В субботу обеденное время пропадает либо в попытках осмыслить пятничный запой, либо весь световой день с бутербродом во рту пытаешься перебрать планетарку у УАЗика, а в воскресенье парко-хозяйственный день: моешь, стираешь, гладишь и прибиваешь. Одним словом, в выходные не до обеда.

А вот в рабочие дни обед – ожидаемое время дня. Отдушина в пыльной конторской жизни – то время, когда, не скрываясь от начальства, можно залезть в одну из социальных сетей или тупо крошить коллег-собутыльников в контру, и все это с нагловатой мордой, мол, а чо?! Обед же!

Обед начинается с фразы: «Ну что…? Война войной, а обед по расписанию!» Мне нравится думать, что в моей скучной рабочей тягомотине есть место чему-то когда-то позабыто-армейскому, солдатско-привальному и тушоночно-котелковому. Хотя не помню, чтоб в армии я хоть раз толком пообедал.

Раньше по нашему зданию блуждала бабка с аппетитно пахнущим баулом чебуреков и полуфабрикатов. Чебуреки были жирные, а полуфабрикаты представляли собой серый, слизистый кусок прошлогоднего фарша и расплющенную промышленным прессом картошку в мундире, которая почему-то называлась пюре. Эту пищу нельзя было назвать горячей, потому что температура, по моим замерам, не превышала 40 градусов. После чего я пришел к заключению, что подогревали её, видимо, положив пластиковую тарелку, обтянутую пищевой пленкой, под мышку агонизирующему больному.
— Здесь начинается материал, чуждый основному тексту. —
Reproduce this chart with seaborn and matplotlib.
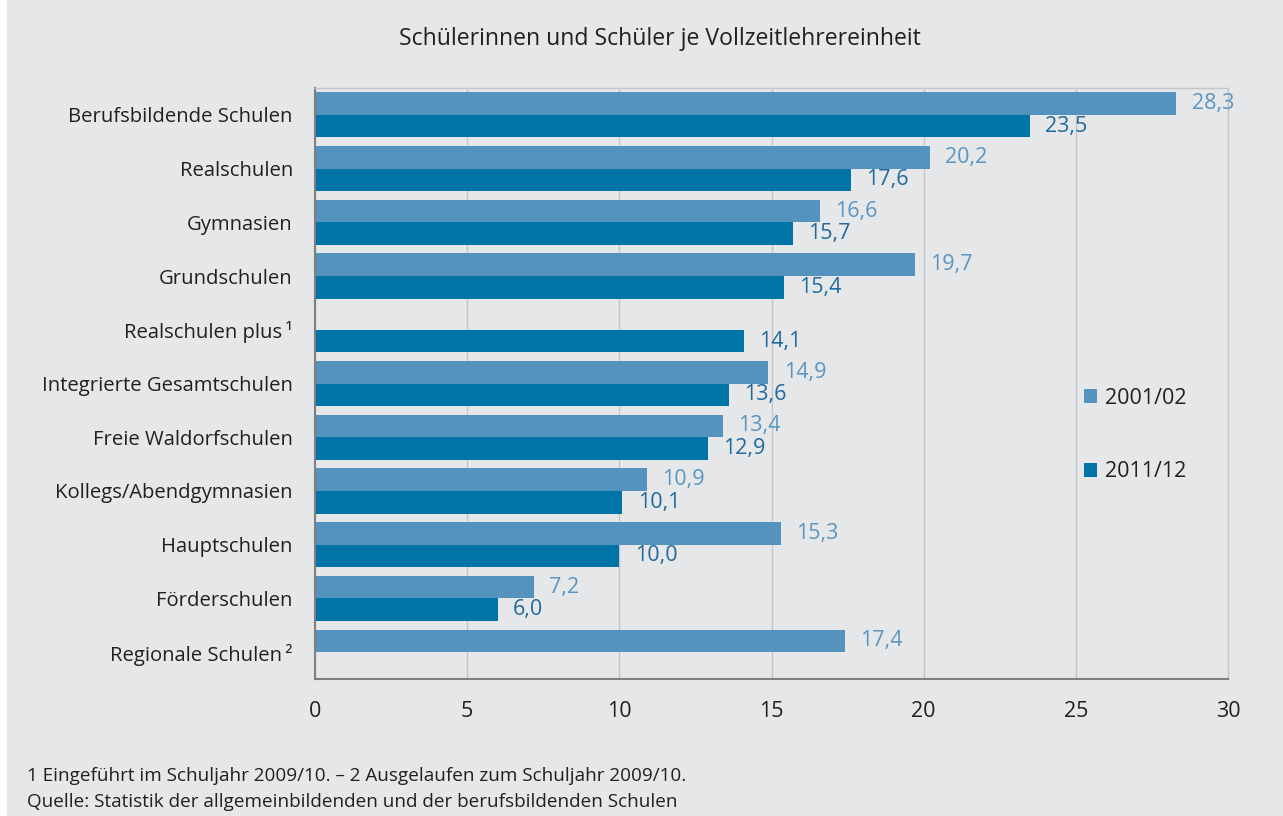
import numpy as np
import pandas as pd
import matplotlib
matplotlib.use("Agg")
import matplotlib.pyplot as plt
import seaborn as sns
from matplotlib.patches import Patch, Rectangle

categories = ["Berufsbildende Schulen", "Realschulen", "Gymnasien", "Grundschulen",
              "Realschulen plus\u2009\u00b9", "Integrierte Gesamtschulen", "Freie Waldorfschulen",
              "Kollegs/Abendgymnasien", "Hauptschulen", "Förderschulen", "Regionale Schulen\u2009\u00b2"]
v2001 = [28.3, 20.2, 16.6, 19.7, np.nan, 14.9, 13.4, 10.9, 15.3, 7.2, 17.4]
v2011 = [23.5, 17.6, 15.7, 15.4, 14.1, 13.6, 12.9, 10.1, 10.0, 6.0, np.nan]
series = ["2001/02", "2011/12"]
xticks = [0, 5, 10, 15, 20, 25, 30]

BG = "#e6e7e9"
C_LIGHT = "#5393bd"
C_DARK = "#0074a6"
T_LIGHT = "#5a96c2"
T_DARK = "#1f6a9c"
TXT = "#231f20"

sns.set_theme(style="white")
plt.rcParams["font.family"] = ["Open Sans", "DejaVu Sans"]

df = pd.DataFrame({
    "cat": categories * 2,
    "val": v2001 + v2011,
    "ser": [series[0]] * len(categories) + [series[1]] * len(categories),
})

fig = plt.figure(figsize=(12.83, 8.16), dpi=100, facecolor=BG)
fig.patches.append(Rectangle((0, 0), 7 / 1283, 1, transform=fig.transFigure,
                             facecolor="white", edgecolor="none", zorder=-1))
ax = fig.add_axes([315 / 1283, 1 - 679 / 816, (1228 - 315) / 1283, (679 - 88) / 816])
ax.set_facecolor(BG)

sns.barplot(data=df, y="cat", x="val", hue="ser", order=categories, hue_order=series,
            palette=[C_LIGHT, C_DARK], orient="h", width=0.84, dodge=True,
            saturation=1, ax=ax, legend=False, errorbar=None, linewidth=0, edgecolor="none")

ax.set_xlim(0, 30)
ax.set_ylim(10.5, -0.5)
ax.set_xticks(xticks)
ax.set_xticklabels([str(t) for t in xticks], fontsize=15.5, color=TXT)
ax.set_yticks(range(len(categories)))
ax.set_yticklabels(categories, fontsize=14.6, color=TXT)
ax.tick_params(axis="y", which="major", length=0, pad=16)
ax.set_yticks(np.arange(-0.5, len(categories), 1), minor=True)
ax.tick_params(axis="y", which="minor", length=9, width=1.3, color="#7f7f7f", direction="out")
ax.tick_params(axis="x", which="major", length=6, width=1.3, color="#7f7f7f", pad=10)
ax.set_xlabel("")
ax.set_ylabel("")

ax.grid(axis="x", color="#c4c5c7", linewidth=1)
ax.set_axisbelow(True)
for s in ["left", "bottom"]:
    ax.spines[s].set_color("#7f7f7f")
    ax.spines[s].set_linewidth(1.5)
for s in ["top", "right"]:
    ax.spines[s].set_color("#c4c5c7")
    ax.spines[s].set_linewidth(1)

fmt = lambda v: f"{v:.1f}".replace(".", ",")
for cont, col, w in zip(ax.containers, [T_LIGHT, T_DARK], ["normal", "medium"]):
    ax.bar_label(cont, fmt=fmt, padding=11, fontsize=15.5, color=col, fontweight=w)

handles = [Patch(facecolor=C_LIGHT, edgecolor="none"), Patch(facecolor=C_DARK, edgecolor="none")]
leg = fig.legend(handles, series, loc="center left", bbox_to_anchor=(1065 / 1283, 1 - 435 / 816),
                 frameon=False, fontsize=15.5, handlelength=0.6, handleheight=0.6,
                 handletextpad=0.35, labelspacing=2.45)
for t in leg.get_texts():
    t.set_color(TXT)

fig.text(660 / 1283, 1 - 39 / 816, "Schülerinnen und Schüler je Vollzeitlehrereinheit",
         ha="center", va="center", fontsize=16.6, color=TXT)
fig.text(27 / 1283, 1 - 776 / 816,
         "1 Eingeführt im Schuljahr 2009/10. \u2013 2 Ausgelaufen zum Schuljahr 2009/10.",
         ha="left", va="center", fontsize=13.6, color=TXT)
fig.text(27 / 1283, 1 - 802 / 816,
         "Quelle: Statistik der allgemeinbildenden und der berufsbildenden Schulen",
         ha="left", va="center", fontsize=13.6, color=TXT)

fig.savefig("out.png", dpi=100, facecolor=BG)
Сейчас же бабку вместе с баулом наши архаровцы на проходной запретили и приходиться стоять в очереди к кулеру с «Дошираком» в руках. Девчонки из бухгалтерии, весело щебеча, заливают воду в неприлично сладкий кофе. Обедать они, наверное, будут каким-нибудь домашним пирогом с бифидойогуртом и шоколадкой на десерт. Сколько ни пытался напроситься к ним на обед, чтоб поесть хоть что-то нерастворимое, они всегда оставались непреклонными: то, что происходит в бухгалтерии в обеденное время за закрытыми дверями, – священная и строго охраняемая тайна каталогов «Орифлейм».
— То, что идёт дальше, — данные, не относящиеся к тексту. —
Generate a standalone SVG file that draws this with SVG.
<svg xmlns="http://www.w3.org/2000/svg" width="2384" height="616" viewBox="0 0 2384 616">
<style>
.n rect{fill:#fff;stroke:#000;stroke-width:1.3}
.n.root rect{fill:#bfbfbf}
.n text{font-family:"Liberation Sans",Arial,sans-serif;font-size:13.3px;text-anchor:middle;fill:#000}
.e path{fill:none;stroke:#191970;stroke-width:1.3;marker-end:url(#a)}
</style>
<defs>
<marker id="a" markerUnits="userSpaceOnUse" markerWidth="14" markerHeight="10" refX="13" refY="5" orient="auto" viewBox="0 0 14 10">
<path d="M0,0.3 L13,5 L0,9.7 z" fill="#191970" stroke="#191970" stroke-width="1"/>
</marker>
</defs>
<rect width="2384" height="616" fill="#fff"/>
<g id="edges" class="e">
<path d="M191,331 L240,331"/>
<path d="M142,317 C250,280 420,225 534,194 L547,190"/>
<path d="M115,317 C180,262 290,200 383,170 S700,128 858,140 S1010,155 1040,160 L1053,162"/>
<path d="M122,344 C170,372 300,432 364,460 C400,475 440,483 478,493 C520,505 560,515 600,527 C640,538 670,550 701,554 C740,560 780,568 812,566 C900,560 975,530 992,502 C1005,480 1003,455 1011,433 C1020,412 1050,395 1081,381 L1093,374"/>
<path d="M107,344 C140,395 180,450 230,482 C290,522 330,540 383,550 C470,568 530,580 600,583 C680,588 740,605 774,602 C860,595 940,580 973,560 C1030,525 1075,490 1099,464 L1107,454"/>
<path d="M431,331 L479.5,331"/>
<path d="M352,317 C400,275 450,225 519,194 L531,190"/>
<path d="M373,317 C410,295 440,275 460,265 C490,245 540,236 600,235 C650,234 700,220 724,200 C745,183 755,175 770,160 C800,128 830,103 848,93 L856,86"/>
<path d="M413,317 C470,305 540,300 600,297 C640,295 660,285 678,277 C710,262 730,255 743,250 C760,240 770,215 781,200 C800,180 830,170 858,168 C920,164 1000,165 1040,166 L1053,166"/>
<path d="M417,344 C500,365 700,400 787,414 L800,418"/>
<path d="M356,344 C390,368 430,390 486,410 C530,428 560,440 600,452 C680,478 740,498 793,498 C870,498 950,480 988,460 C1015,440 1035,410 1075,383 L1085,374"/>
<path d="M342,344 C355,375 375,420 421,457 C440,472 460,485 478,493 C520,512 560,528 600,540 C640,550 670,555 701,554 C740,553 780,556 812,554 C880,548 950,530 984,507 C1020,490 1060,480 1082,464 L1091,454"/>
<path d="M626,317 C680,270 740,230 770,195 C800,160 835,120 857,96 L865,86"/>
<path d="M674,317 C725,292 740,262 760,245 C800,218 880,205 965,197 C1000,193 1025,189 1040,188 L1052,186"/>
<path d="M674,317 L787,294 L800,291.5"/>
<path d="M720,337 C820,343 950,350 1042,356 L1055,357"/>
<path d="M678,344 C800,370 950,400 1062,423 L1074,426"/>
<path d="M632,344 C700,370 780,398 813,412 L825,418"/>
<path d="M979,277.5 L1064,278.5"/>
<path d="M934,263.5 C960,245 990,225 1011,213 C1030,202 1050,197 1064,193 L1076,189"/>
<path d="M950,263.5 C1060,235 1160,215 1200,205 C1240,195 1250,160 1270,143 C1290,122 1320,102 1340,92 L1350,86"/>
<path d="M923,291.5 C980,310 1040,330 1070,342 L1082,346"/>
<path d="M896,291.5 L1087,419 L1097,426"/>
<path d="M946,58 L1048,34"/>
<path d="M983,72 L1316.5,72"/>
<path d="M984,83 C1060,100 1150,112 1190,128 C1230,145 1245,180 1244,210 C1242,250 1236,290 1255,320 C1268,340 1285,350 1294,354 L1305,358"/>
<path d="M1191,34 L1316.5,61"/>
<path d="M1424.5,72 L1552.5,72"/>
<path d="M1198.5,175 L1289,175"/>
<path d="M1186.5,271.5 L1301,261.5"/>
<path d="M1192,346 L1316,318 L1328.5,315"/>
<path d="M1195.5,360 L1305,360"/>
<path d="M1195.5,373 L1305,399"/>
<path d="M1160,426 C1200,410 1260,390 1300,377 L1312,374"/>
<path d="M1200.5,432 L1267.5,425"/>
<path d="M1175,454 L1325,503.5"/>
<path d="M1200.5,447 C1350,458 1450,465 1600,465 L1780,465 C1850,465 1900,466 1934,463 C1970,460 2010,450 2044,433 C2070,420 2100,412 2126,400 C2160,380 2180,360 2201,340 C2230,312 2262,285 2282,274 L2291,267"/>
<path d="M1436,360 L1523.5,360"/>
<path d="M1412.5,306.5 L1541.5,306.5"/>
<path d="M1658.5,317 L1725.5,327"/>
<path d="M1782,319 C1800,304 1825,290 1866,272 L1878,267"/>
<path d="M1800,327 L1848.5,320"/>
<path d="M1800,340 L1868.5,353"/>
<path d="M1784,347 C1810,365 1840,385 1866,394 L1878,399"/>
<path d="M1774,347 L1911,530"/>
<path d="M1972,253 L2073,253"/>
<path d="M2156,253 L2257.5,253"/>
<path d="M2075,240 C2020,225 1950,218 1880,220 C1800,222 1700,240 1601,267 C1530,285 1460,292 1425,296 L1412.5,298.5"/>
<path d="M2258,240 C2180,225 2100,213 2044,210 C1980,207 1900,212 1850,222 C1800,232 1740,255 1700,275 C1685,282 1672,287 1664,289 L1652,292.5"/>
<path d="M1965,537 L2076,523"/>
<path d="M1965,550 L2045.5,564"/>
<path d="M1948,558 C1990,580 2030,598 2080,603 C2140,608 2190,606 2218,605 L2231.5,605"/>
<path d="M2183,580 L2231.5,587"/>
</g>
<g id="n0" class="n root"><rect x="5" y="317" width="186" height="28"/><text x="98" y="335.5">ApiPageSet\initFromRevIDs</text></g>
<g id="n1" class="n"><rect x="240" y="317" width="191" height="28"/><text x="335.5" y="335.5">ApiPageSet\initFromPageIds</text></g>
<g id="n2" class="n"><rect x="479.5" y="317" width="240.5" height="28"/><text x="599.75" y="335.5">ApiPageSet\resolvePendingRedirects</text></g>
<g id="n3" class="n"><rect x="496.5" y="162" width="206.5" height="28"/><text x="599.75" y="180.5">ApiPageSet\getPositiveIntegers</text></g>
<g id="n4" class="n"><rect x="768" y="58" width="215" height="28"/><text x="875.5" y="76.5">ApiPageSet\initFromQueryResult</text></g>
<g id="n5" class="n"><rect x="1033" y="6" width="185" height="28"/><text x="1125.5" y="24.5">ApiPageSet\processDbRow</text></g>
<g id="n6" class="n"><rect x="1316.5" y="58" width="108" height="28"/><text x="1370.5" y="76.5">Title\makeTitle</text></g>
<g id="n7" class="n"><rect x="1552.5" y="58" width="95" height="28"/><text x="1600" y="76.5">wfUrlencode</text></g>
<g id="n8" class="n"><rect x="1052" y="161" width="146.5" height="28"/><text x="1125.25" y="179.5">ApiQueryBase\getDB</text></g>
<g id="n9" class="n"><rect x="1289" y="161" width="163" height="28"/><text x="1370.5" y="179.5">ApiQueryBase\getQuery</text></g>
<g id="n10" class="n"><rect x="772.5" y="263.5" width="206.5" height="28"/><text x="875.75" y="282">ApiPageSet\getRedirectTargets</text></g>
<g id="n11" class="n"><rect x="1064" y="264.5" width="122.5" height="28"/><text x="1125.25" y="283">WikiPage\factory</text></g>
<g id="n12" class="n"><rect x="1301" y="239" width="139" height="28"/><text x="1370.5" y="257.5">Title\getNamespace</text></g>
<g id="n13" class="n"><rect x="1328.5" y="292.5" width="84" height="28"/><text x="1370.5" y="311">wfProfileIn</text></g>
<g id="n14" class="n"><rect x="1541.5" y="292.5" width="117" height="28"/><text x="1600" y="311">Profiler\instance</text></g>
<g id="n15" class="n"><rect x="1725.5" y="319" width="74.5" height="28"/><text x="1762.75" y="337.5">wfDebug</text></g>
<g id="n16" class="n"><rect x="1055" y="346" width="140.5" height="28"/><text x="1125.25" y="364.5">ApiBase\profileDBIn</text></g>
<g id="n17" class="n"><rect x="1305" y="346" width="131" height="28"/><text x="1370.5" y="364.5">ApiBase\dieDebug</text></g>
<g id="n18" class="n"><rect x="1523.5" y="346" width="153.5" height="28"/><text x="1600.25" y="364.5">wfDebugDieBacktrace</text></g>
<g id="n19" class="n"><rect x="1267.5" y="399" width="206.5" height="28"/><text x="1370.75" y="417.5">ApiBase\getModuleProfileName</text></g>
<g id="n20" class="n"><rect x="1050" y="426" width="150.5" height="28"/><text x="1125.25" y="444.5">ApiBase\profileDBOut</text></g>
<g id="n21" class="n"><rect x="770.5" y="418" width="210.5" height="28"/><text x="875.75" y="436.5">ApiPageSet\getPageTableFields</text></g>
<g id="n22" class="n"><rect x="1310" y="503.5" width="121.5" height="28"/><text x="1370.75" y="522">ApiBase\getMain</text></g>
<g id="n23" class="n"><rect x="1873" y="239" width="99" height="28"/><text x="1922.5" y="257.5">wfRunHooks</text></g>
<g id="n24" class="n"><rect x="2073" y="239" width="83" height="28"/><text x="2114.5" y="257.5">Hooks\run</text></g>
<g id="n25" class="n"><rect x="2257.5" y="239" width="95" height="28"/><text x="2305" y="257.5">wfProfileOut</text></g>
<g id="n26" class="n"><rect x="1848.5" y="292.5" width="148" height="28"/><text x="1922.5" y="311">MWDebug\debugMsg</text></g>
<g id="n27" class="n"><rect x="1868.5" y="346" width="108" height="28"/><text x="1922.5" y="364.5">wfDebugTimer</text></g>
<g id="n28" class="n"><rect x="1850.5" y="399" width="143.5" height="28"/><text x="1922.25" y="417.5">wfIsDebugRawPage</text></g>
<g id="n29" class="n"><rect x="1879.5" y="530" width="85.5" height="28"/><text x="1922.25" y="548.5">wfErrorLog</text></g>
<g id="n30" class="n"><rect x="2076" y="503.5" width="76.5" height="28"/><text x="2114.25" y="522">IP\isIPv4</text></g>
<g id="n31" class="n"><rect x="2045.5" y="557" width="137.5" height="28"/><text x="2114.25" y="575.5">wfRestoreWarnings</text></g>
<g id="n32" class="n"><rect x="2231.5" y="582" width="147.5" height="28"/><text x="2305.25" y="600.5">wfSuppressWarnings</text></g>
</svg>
Отстояв очередь и получив свою порцию кипятка, сажусь за рабочий стол и наблюдаю, как набухает лапша в пенопластовой емкости, с подложенным под неё кирпичным магазинным пирожком – глупый способ, за неимением микроволновки, сделать его чуть более теплым, чем кусок сланца. К слову сказать, «кирпичность» пирожка проявляется не только в мягкости теста, но и в форме, вкусе и цвете несчастного гастрономического выродка. Унылая совково-фарфоровая чашка с оранжевой росписью незатейливого цветочного узора – она мне досталась по наследству от предыдущего работника, который забыл её в шкафу между пустой банкой из-под кофе и четырехдырым степлером. Думаю, что и ему она досталась по наследству от другого сторожила моей должности – некий переходящий кубок получается. Пользуюсь же этой чашкой, за неимением второй, в моем скудном холостяцко-спартанском скарбе. Первый и последний раз мыл эту чашку, наверное, еще в прошлом году, поэтому растворимый кофе в нем приобретает неповторимо гадкий вкус.
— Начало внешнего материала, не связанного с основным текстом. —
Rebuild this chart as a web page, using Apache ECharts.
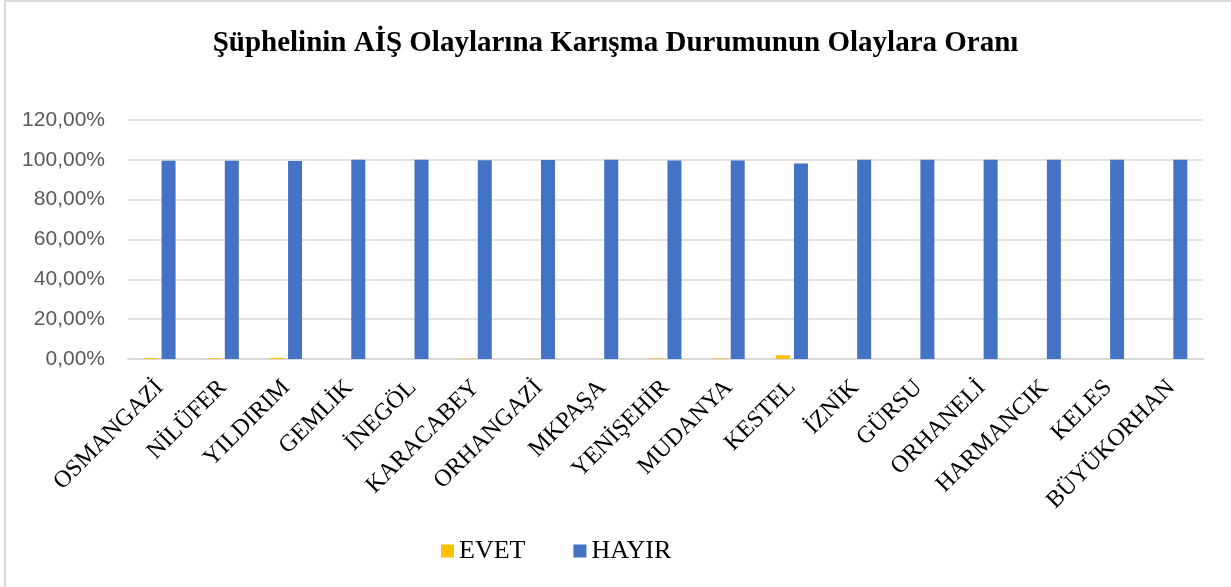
<!DOCTYPE html>
<html>
<head>
<meta charset="utf-8">
<script src="https://cdn.jsdelivr.net/npm/echarts@6/dist/echarts.min.js"></script>
<style>
  html, body { margin: 0; padding: 0; background: #fff; }
  .chart-box { position: relative; width: 1231px; height: 587px; }
  .chart-frame {
    position: absolute; left: 4px; top: 0; right: -4px; bottom: -4px;
    border-left: 2px solid #d9d9d9; border-top: 2px solid #d9d9d9;
  }
  #view { position: absolute; left: 0; top: 0; width: 1231px; height: 587px; }
</style>
</head>
<body>
<div class="chart-box">
  <div class="chart-frame"></div>
  <div id="view"></div>
</div>
<script>
// ilçeler
let districts = [
  "OSMANGAZİ", "NİLÜFER", "YILDIRIM", "GEMLİK", "İNEGÖL", "KARACABEY",
  "ORHANGAZİ", "MKPAŞA", "YENİŞEHİR", "MUDANYA", "KESTEL", "İZNİK",
  "GÜRSU", "ORHANELİ", "HARMANCIK", "KELES", "BÜYÜKORHAN"
];
// oranlar (%)
let evetValues = [0.5, 0.4, 0.6, 0, 0, 0.2, 0.1, 0, 0.3, 0.3, 1.9, 0, 0, 0, 0, 0, 0];
let hayirValues = [99.5, 99.6, 99.4, 100, 100, 99.8, 99.9, 100, 99.7, 99.7, 98.1, 100, 100, 100, 100, 100, 100];
let yTicks = [0, 20, 40, 60, 80, 100, 120];

let myChart = echarts.init(document.getElementById("view"));

let option = {
  backgroundColor: "transparent",
  animation: false,
  title: {
    text: "Şüphelinin AİŞ Olaylarına Karışma Durumunun Olaylara Oranı",
    left: "center",
    top: 24,
    textStyle: {
      fontFamily: "Liberation Serif",
      fontWeight: "bold",
      fontSize: 29,
      color: "#000",
    },
  },
  legend: {
    data: ["EVET", "HAYIR"],
    bottom: 18,
    left: 436,
    itemWidth: 13,
    itemHeight: 13,
    itemGap: 48,
    icon: "rect",
    textStyle: {
      fontFamily: "Liberation Serif",
      fontSize: 26,
      color: "#000",
    },
  },
  grid: {
    left: 128,
    right: 28,
    top: 120,
    bottom: 228,
  },
  xAxis: {
    type: "category",
    data: districts,
    axisLine: { lineStyle: { color: "#d9d9d9", width: 2 } },
    axisTick: { show: false },
    axisLabel: {
      rotate: 45,
      interval: 0,
      margin: 25,
      fontFamily: "Liberation Serif",
      fontSize: 24,
      color: "#000",
    },
  },
  yAxis: {
    type: "value",
    min: yTicks[0],
    max: yTicks[yTicks.length - 1],
    interval: 20,
    axisLine: { show: false },
    axisTick: { show: false },
    splitLine: { lineStyle: { color: "#d9d9d9", width: 1.5 } },
    axisLabel: {
      margin: 23,
      fontFamily: "Liberation Sans",
      fontSize: 21,
      color: "#595959",
      formatter: (v) => v.toFixed(2).replace(".", ",") + "%",
    },
  },
  series: [
    {
      name: "EVET",
      type: "bar",
      data: evetValues,
      barWidth: 14,
      barGap: "28%",
      itemStyle: { color: "#FFC000" },
    },
    {
      name: "HAYIR",
      type: "bar",
      data: hayirValues,
      barWidth: 14,
      barGap: "28%",
      itemStyle: { color: "#4472C4" },
    },
  ],
};
myChart.setOption(option);
</script>
</body>
</html>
Вспоминая воскресные завтраки и пятничные ужины, с ужасом осматриваю то, что мне предстоит употребить в пищу, и ненароком становится так жалко себя, что рука сама тянется к мышке, чтоб поставить самую жалостливую песню моего неокрепшего детства Кулио – «Gangsta's Paradise».

А ведь было время, когда я хотел не сидеть в конторке, перебирая бумажки из лотка в лоток, а создать и возглавить первое в Якутске незаконно-пиратско-рок-н-рольное радио – вещать на всю катушку хиты прошлых лет. Просвещая, встряхивать обрюзгшую и невежественную молодежь вскриками Курта Кобейна, несвязным бормотанием Мадди Волтерса и завываниями «Роллингов». Между песнями декларировать манифесты Сартра, выдержки из Чака Паланника и любимые отрывки из Хэмингуэя. А ночью неспешно колесить по городу на сверкающем хромированными трубами чоппере в каске, стилизованной под шлем Хищника с развивающимися резиновыми дредами за спиной.

Или написать душераздирающе-трогательный роман и всю оставшуюся жизнь прожить где-нибудь на тропическом острове, как Селенджер, скрываясь от навязчивых поклонников-читателей, папарацци и представителей премии Букера, которые всем скопом хотят вручить мне нобелевскую премию за мою книгу, которую экранизировали шесть раз, режиссерами которой значатся: Скорсезе, Нолан, Иствуд, Спилберг, Земекис и Тарантино.